There are things you can do, however, to prepare the way for a future relationship with you son, when he is ready. It may not look like you currently have in mind where you can give him advise and expect him to change. Loving unconditionally is required and is a very tall order for most of us to practice; it includes practicing forgiveness, if necessary, daily. No particular action is called for on your part, only to hold your son in your thoughts and prayers. Remember when you pray for another you are also praying for yourself and that it is not in your knowing exactly what is right for the other person’s growth and development. Rather than pray for results you determine are right for him, pray for him to grow from his experiences and seek help for issues he deems are a problem. And do the same for yourself.

It is important to acknowledge that you are grieving the loss of a adult to adult relationship with your son and that he currently is not a part of your life and family gatherings. You go through the same stages of grief, as a person who experiences a death. It is normal to want to control him, change him, to get angry, or get depressed. Eventually, acceptance of the situation is reached.

You may benefit from reading my article, It's Never Too Late To Have A Good Relationship with your Grown Children (Ex-spouses, Parents. You can prepare the way and open the door for a future relationship, but must acknowledge the truth of the present moment. Acknowledge that as long as you are in emotional pain, working on your own healing is in order.
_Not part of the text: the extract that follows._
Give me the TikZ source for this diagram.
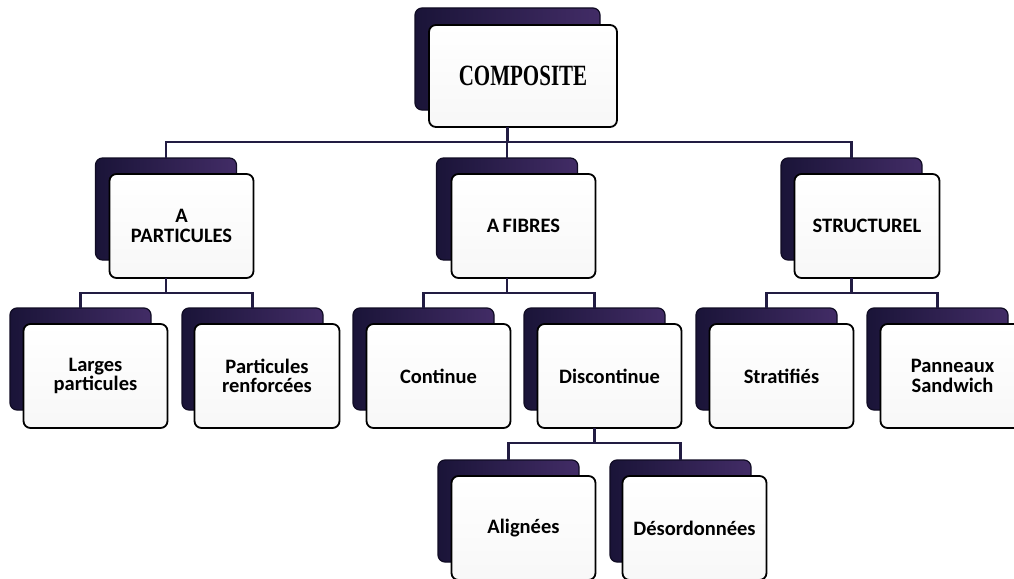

Finally, until your son walks through your "open door," remember to enjoy what is working in your life. Nurture your relationships with your other children and grandchildren if you have them. Spend time developing your interests and talents and cultivating friendships with others. Get involved with a group that meets your interests. As you let go and release your son to live his own life and concentrate on your own, you can find inner peace, no matter the outcomes.